You have to understand that folks who do content as if their business depended on it, e.g. web marketers, have a level of sophistication that elearning (and all elearning: performance support, social, etc) would do well to adopt. The power of leveraging content by description, not by link, is the basis for adaptive, custom, personalized experiences. But it takes a lot of knowledge and work, and a strategy.
You’ve seen it in Netflix and Amazon recommendations, and sites that support powerful searches. We can and should be doing this for learning and performance, whether pull or push. But where do you learn?
One of the people I follow is Scott Abel, the Content Wrangler. And he’s put together the Intelligent Content Conference that will give you the opportunities you need to get on top of this. This isn’t necessarily for the independent instructional designer, but if you do elearning as a business, whether a publisher or custom content house, or if you’re looking for the next level of technical sophistication, this is something you really should have on your radar.
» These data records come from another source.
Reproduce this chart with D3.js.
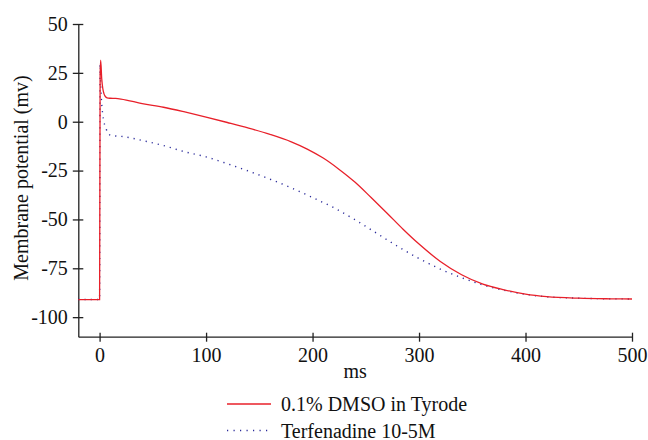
<!DOCTYPE html>
<html>
<head>
<meta charset="utf-8">
<script src="https://cdn.jsdelivr.net/npm/d3@7"></script>
<style>
  svg text { font-family: 'Liberation Serif' !important; }
</style>
</head>
<body style="margin:0">
<script>
// time (ms) and membrane potential (mV)
var timeDmso = [-20, 0, 0.5, 1, 2, 3, 4, 5, 7, 10, 15, 20, 40, 60, 80, 100, 120, 140, 160, 180,
                195, 210, 225, 240, 255, 270, 285, 300, 320, 340, 360, 380, 400, 420, 450, 480, 500];
var vDmso = [-91, -91, 24, 31.5, 22, 17, 14.5, 13.2, 12.2, 12, 11.9, 11.6, 9.3, 7.4, 5.0, 2.4, -0.4, -3.3, -6.5, -10.3,
             -14, -18.6, -24.4, -31.0, -38.8, -46.8, -55, -62.6, -71.5, -78.3, -83.1, -86, -88.2, -89.5, -90.3, -90.6, -90.7];

var timeTerf = [-20, 0, 0.5, 1, 2, 3, 4, 5, 6, 8, 10, 15, 20, 40, 60, 80, 100, 120, 140, 160, 180,
                200, 220, 240, 260, 280, 300, 320, 340, 360, 380, 400, 420, 450, 480, 500];
var vTerf = [-91, -91, 29.5, 20, 9, 3.5, 0, -2, -3.5, -5.8, -6.9, -7.3, -7.5, -9.6, -12.2, -15.4, -18, -21.5, -25.3, -29.4, -33.8,
             -38.8, -44, -50.2, -57, -63.8, -70, -75.4, -79.8, -83.5, -86.3, -88.3, -89.6, -90.3, -90.6, -90.7];

var xTicks = [0, 100, 200, 300, 400, 500];
var yTicks = [50, 25, 0, -25, -50, -75, -100];
var seriesNames = ["0.1% DMSO in Tyrode", "Terfenadine 10-5M"];

var serif = "'Liberation Serif'";
var width = 648, height = 440;

var svg = d3.select("body").append("svg")
    .attr("width", width)
    .attr("height", height);

var x = d3.scaleLinear().domain([-20, 500]).range([78.3, 632]);
var y = d3.scaleLinear().domain([-110, 50]).range([336.7, 24]);

// axes
var yAxis = svg.append("g")
    .attr("transform", "translate(" + x(-20) + ",0)")
    .call(d3.axisLeft(y).tickValues(yTicks).tickSize(5.5).tickSizeOuter(0).tickPadding(5)
        .tickFormat(function(d) { return String(d); }));

var xAxis = svg.append("g")
    .attr("transform", "translate(0," + y(-110) + ")")
    .call(d3.axisBottom(x).tickValues(xTicks).tickSize(5).tickSizeOuter(0).tickPadding(6.5)
        .tickFormat(function(d) { return String(d); }));

[yAxis, xAxis].forEach(function(g) {
    g.attr("font-family", serif).attr("font-size", 20);
    g.selectAll("path.domain").attr("stroke", "#222").attr("stroke-width", 1.3);
    g.selectAll(".tick line").attr("stroke", "#222").attr("stroke-width", 1.3);
    g.selectAll(".tick text")
        .attr("fill", "#111")
        .attr("font-size", 20)
        .style("font-family", serif, "important");
});
// ticks cross the axis line
yAxis.selectAll(".tick line").attr("x1", 5);
xAxis.selectAll(".tick line").attr("y1", -4);

// axis titles
svg.append("text")
    .attr("x", (x(-20) + x(500)) / 2)
    .attr("y", 378)
    .attr("text-anchor", "middle")
    .attr("fill", "#111")
    .attr("font-size", 20)
    .style("font-family", serif, "important")
    .text("ms");

svg.append("text")
    .attr("transform", "translate(28," + 178 + ") rotate(-90)")
    .attr("text-anchor", "middle")
    .attr("fill", "#111")
    .attr("font-size", 20)
    .style("font-family", serif, "important")
    .text("Membrane potential (mv)");

// lines
var line = d3.line()
    .x(function(d) { return x(d[0]); })
    .y(function(d) { return y(d[1]); })
    .curve(d3.curveMonotoneX);

svg.append("path")
    .attr("d", line(d3.zip(timeTerf, vTerf)))
    .attr("fill", "none")
    .attr("stroke", "#2a2a9a")
    .attr("stroke-width", 1.4)
    .attr("stroke-dasharray", "1.2,5");

svg.append("path")
    .attr("d", line(d3.zip(timeDmso, vDmso)))
    .attr("fill", "none")
    .attr("stroke", "#e8202a")
    .attr("stroke-width", 1.3);

// legend
var legend = svg.append("g");
var styles = [
    { stroke: "#e8202a", dash: null, width: 1.3 },
    { stroke: "#2a2a9a", dash: "1.2,5.3", width: 1.4 }
];
seriesNames.forEach(function(name, i) {
    var ly = 404 + i * 26.5;
    legend.append("line")
        .attr("x1", 227).attr("x2", 271)
        .attr("y1", ly).attr("y2", ly)
        .attr("stroke", styles[i].stroke)
        .attr("stroke-width", styles[i].width)
        .attr("stroke-dasharray", styles[i].dash);
    legend.append("text")
        .attr("x", 281)
        .attr("y", ly + 7)
        .attr("fill", "#111")
        .attr("font-size", 20)
        .style("font-family", serif, "important")
        .text(name);
});
</script>
</body>
</html>
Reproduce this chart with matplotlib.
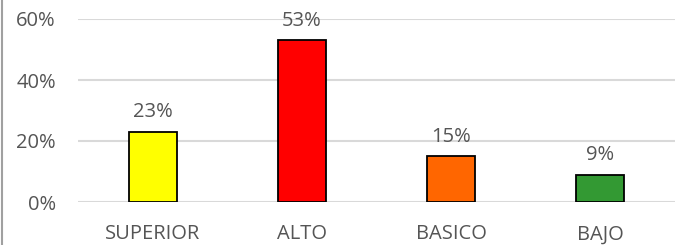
import matplotlib.pyplot as plt
from matplotlib.lines import Line2D

categories = ["SUPERIOR", "ALTO", "BASICO", "BAJO"]
values = [23, 53, 15, 9]
colors = ["#ffff00", "#ff0000", "#ff6600", "#339933"]
yticks = [0, 20, 40, 60]

plt.rcParams['font.family'] = ['Open Sans', 'DejaVu Sans']
text_color = "#555555"
fs = 14.5

fig = plt.figure(figsize=(6.86, 2.45), dpi=100)
ax = fig.add_axes([78 / 686, 1 - 202 / 245, 597 / 686, 183 / 245])

x = range(len(categories))
bars = ax.bar(x, values, width=0.32, color=colors, edgecolor="black",
              linewidth=1.3, zorder=3)
for xi, v in zip(x, values):
    ax.annotate(f"{v}%", (xi, v), xytext=(0, 7), textcoords="offset points",
                ha="center", va="bottom", fontsize=fs, color=text_color)

ax.set_xlim(-0.5, 3.5)
ax.set_ylim(0, 60)
ax.set_yticks(yticks)
ax.set_yticklabels([f"{t}%" for t in yticks])
ax.set_xticks(list(x))
ax.set_xticklabels(categories)
ax.tick_params(axis="both", length=0, labelsize=fs, labelcolor=text_color)
ax.tick_params(axis="y", pad=16)
ax.tick_params(axis="x", pad=16)
ax.yaxis.grid(True, color="#d9d9d9", linewidth=1.5, zorder=0)
ax.set_axisbelow(True)
for s in ax.spines.values():
    s.set_visible(False)

# thin border on the left edge of the picture
fig.add_artist(Line2D([1.5 / 686, 1.5 / 686], [0, 1], color="#a0a0a0",
                      linewidth=1.5, transform=fig.transFigure))

fig.savefig("out.png", dpi=100)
Full disclosure: I will be on a press pass to attend, but they didn’t reach out to me. I reached out to them because I wanted a way to attend. Because I know this is important enough to find a way to hear more. I don’t have a set company I work for, so if I want to know this stuff to be able to help people take advantage of it, I have to earn my keep (in this case, by writing an article afterward). I only feel it fair, however, that if I think it’s important enough to finagle a way to attend, I should at least let you know about it.
(And, fair warning, if you do lob something at me, expect to join the many who have received a firm refusal, on principle. I’m not in the PR business. As I state in my boilerplate response: “I deliberately ignore what comes unsolicited, and instead am triggered by what comes through my network: Twitter, Facebook, LinkedIn, Skype, etc.”. Save us both time and don’t bother.)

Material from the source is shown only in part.